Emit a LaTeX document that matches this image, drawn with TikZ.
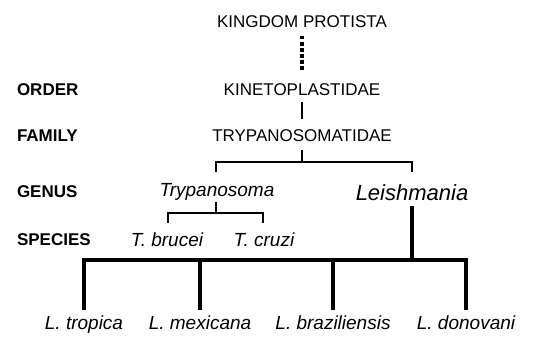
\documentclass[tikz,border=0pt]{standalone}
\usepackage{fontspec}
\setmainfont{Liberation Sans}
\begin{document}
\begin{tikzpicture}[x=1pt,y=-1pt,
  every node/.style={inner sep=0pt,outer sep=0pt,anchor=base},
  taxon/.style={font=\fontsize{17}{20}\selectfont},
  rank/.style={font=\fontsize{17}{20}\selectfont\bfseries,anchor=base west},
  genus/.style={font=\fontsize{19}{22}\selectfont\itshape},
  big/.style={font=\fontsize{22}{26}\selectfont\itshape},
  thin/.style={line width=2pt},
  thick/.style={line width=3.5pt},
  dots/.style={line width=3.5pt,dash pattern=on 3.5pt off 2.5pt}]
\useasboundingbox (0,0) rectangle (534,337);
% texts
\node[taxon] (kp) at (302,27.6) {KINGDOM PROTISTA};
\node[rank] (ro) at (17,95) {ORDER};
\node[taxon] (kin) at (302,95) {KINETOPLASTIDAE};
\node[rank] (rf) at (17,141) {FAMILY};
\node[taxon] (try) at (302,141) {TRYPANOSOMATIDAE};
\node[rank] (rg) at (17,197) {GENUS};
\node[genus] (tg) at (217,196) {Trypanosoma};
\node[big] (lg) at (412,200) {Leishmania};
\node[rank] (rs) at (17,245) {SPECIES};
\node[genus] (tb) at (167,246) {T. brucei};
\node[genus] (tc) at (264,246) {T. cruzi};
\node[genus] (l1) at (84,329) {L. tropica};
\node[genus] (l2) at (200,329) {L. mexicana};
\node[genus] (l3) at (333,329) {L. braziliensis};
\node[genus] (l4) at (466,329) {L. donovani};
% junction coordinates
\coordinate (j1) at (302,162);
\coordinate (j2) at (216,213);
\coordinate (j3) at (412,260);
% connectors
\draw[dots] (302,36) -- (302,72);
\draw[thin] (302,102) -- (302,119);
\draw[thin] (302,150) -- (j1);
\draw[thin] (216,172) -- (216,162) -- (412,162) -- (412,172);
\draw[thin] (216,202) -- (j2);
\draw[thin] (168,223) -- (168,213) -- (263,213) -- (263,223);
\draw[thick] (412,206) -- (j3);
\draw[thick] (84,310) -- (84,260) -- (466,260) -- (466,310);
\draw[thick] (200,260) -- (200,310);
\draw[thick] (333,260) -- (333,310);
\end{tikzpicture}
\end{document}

* * * * * * * * *

*Goal*.
Output an exact copy of the material, with the pictures removed.

*Task solution*.
Emit a LaTeX document that matches this image, drawn with TikZ.
\documentclass[tikz,border=0pt]{standalone}
\usepackage{fontspec}
\setmainfont{Liberation Sans}
\begin{document}
\begin{tikzpicture}[x=1pt,y=-1pt,
  every node/.style={inner sep=0pt,outer sep=0pt,anchor=base},
  taxon/.style={font=\fontsize{17}{20}\selectfont},
  rank/.style={font=\fontsize{17}{20}\selectfont\bfseries,anchor=base west},
  genus/.style={font=\fontsize{19}{22}\selectfont\itshape},
  big/.style={font=\fontsize{22}{26}\selectfont\itshape},
  thin/.style={line width=2pt},
  thick/.style={line width=3.5pt},
  dots/.style={line width=3.5pt,dash pattern=on 3.5pt off 2.5pt}]
\useasboundingbox (0,0) rectangle (534,337);
% texts
\node[taxon] (kp) at (302,27.6) {KINGDOM PROTISTA};
\node[rank] (ro) at (17,95) {ORDER};
\node[taxon] (kin) at (302,95) {KINETOPLASTIDAE};
\node[rank] (rf) at (17,141) {FAMILY};
\node[taxon] (try) at (302,141) {TRYPANOSOMATIDAE};
\node[rank] (rg) at (17,197) {GENUS};
\node[genus] (tg) at (217,196) {Trypanosoma};
\node[big] (lg) at (412,200) {Leishmania};
\node[rank] (rs) at (17,245) {SPECIES};
\node[genus] (tb) at (167,246) {T. brucei};
\node[genus] (tc) at (264,246) {T. cruzi};
\node[genus] (l1) at (84,329) {L. tropica};
\node[genus] (l2) at (200,329) {L. mexicana};
\node[genus] (l3) at (333,329) {L. braziliensis};
\node[genus] (l4) at (466,329) {L. donovani};
% junction coordinates
\coordinate (j1) at (302,162);
\coordinate (j2) at (216,213);
\coordinate (j3) at (412,260);
% connectors
\draw[dots] (302,36) -- (302,72);
\draw[thin] (302,102) -- (302,119);
\draw[thin] (302,150) -- (j1);
\draw[thin] (216,172) -- (216,162) -- (412,162) -- (412,172);
\draw[thin] (216,202) -- (j2);
\draw[thin] (168,223) -- (168,213) -- (263,213) -- (263,223);
\draw[thick] (412,206) -- (j3);
\draw[thick] (84,310) -- (84,260) -- (466,260) -- (466,310);
\draw[thick] (200,260) -- (200,310);
\draw[thick] (333,260) -- (333,310);
\end{tikzpicture}
\end{document}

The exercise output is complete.